• _Stated task_: Do not copy the pictures; transcribe all other material exactly.

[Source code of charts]
■ ■ ■ ■ ■
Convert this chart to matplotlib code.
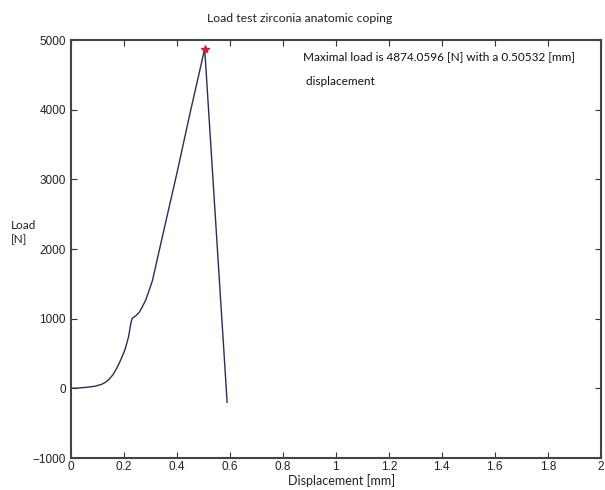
import matplotlib.pyplot as plt

# load-displacement curve
displacement = [0.0, 0.03, 0.06, 0.09, 0.115, 0.13, 0.145, 0.16, 0.175, 0.19, 0.205,
                0.218, 0.228, 0.233, 0.245, 0.258, 0.27, 0.283, 0.295, 0.308, 0.35,
                0.40, 0.45, 0.50532, 0.59]
load = [0, 5, 15, 30, 55, 85, 130, 200, 300, 420, 560,
        740, 960, 1010, 1040, 1090, 1170, 1270, 1400, 1545, 2250,
        3080, 3950, 4874.0596, -200]

peak_x = 0.50532
peak_y = 4874.0596

xticks = [0, 0.2, 0.4, 0.6, 0.8, 1, 1.2, 1.4, 1.6, 1.8, 2]
xticklabels = ['0', '0.2', '0.4', '0.6', '0.8', '1', '1.2', '1.4', '1.6', '1.8', '2']
yticks = [-1000, 0, 1000, 2000, 3000, 4000, 5000]

plt.rcParams['font.family'] = ['Liberation Sans', 'DejaVu Sans']

fig = plt.figure(figsize=(6.05, 4.9), dpi=100)
ax = fig.add_axes([0.117, 0.0653, 0.876, 0.853])

ax.plot(displacement, load, color='#2b2b5c', linewidth=1.0)
ax.plot([peak_x], [peak_y], marker='*', color='#d0203a', markersize=6, linestyle='none')

ax.set_xlim(0, 2)
ax.set_ylim(-1000, 5000)
ax.set_xticks(xticks)
ax.set_xticklabels(xticklabels)
ax.set_yticks(yticks)
ax.set_yticklabels(['\u22121000', '0', '1000', '2000', '3000', '4000', '5000'])
ax.tick_params(direction='in', top=True, right=True, length=4, width=0.8,
               colors='#333333', labelsize=8.5, labelcolor='#222222')
ax.tick_params(axis='x', pad=2)
for s in ax.spines.values():
    s.set_color('#444444')
    s.set_linewidth(1.5)

ax.text(0.875, 4760, 'Maximal load is 4874.0596 [N] with a 0.50532 [mm]',
        fontsize=8.5, family='Lato', color='#111111', va='center')
ax.text(0.875, 4400, ' displacement',
        fontsize=8.5, family='Lato', color='#111111', va='center')

fig.text(0.495, 0.963, 'Load test zirconia anatomic coping', ha='center', va='center',
         fontsize=8.8, family='Lato', color='#222222')
fig.text(0.564, 0.019, 'Displacement [mm]', ha='center', va='center',
         fontsize=9, family='Lato', color='#222222')
fig.text(0.018, 0.525, 'Load\n[N]', ha='left', va='center', linespacing=1.3,
         fontsize=8.5, family='Lato', color='#222222',
         bbox=dict(facecolor='white', edgecolor='none', pad=4))

fig.savefig('out.png', dpi=100)
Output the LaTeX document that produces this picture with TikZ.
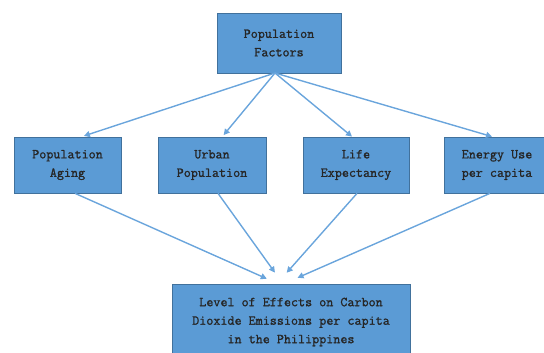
■ ■ ■ ■ ■
• _Answer for the task_:
Convert this chart to matplotlib code.
import matplotlib.pyplot as plt

# load-displacement curve
displacement = [0.0, 0.03, 0.06, 0.09, 0.115, 0.13, 0.145, 0.16, 0.175, 0.19, 0.205,
                0.218, 0.228, 0.233, 0.245, 0.258, 0.27, 0.283, 0.295, 0.308, 0.35,
                0.40, 0.45, 0.50532, 0.59]
load = [0, 5, 15, 30, 55, 85, 130, 200, 300, 420, 560,
        740, 960, 1010, 1040, 1090, 1170, 1270, 1400, 1545, 2250,
        3080, 3950, 4874.0596, -200]

peak_x = 0.50532
peak_y = 4874.0596

xticks = [0, 0.2, 0.4, 0.6, 0.8, 1, 1.2, 1.4, 1.6, 1.8, 2]
xticklabels = ['0', '0.2', '0.4', '0.6', '0.8', '1', '1.2', '1.4', '1.6', '1.8', '2']
yticks = [-1000, 0, 1000, 2000, 3000, 4000, 5000]

plt.rcParams['font.family'] = ['Liberation Sans', 'DejaVu Sans']

fig = plt.figure(figsize=(6.05, 4.9), dpi=100)
ax = fig.add_axes([0.117, 0.0653, 0.876, 0.853])

ax.plot(displacement, load, color='#2b2b5c', linewidth=1.0)
ax.plot([peak_x], [peak_y], marker='*', color='#d0203a', markersize=6, linestyle='none')

ax.set_xlim(0, 2)
ax.set_ylim(-1000, 5000)
ax.set_xticks(xticks)
ax.set_xticklabels(xticklabels)
ax.set_yticks(yticks)
ax.set_yticklabels(['\u22121000', '0', '1000', '2000', '3000', '4000', '5000'])
ax.tick_params(direction='in', top=True, right=True, length=4, width=0.8,
               colors='#333333', labelsize=8.5, labelcolor='#222222')
ax.tick_params(axis='x', pad=2)
for s in ax.spines.values():
    s.set_color('#444444')
    s.set_linewidth(1.5)

ax.text(0.875, 4760, 'Maximal load is 4874.0596 [N] with a 0.50532 [mm]',
        fontsize=8.5, family='Lato', color='#111111', va='center')
ax.text(0.875, 4400, ' displacement',
        fontsize=8.5, family='Lato', color='#111111', va='center')

fig.text(0.495, 0.963, 'Load test zirconia anatomic coping', ha='center', va='center',
         fontsize=8.8, family='Lato', color='#222222')
fig.text(0.564, 0.019, 'Displacement [mm]', ha='center', va='center',
         fontsize=9, family='Lato', color='#222222')
fig.text(0.018, 0.525, 'Load\n[N]', ha='left', va='center', linespacing=1.3,
         fontsize=8.5, family='Lato', color='#222222',
         bbox=dict(facecolor='white', edgecolor='none', pad=4))

fig.savefig('out.png', dpi=100)
Output the LaTeX document that produces this picture with TikZ.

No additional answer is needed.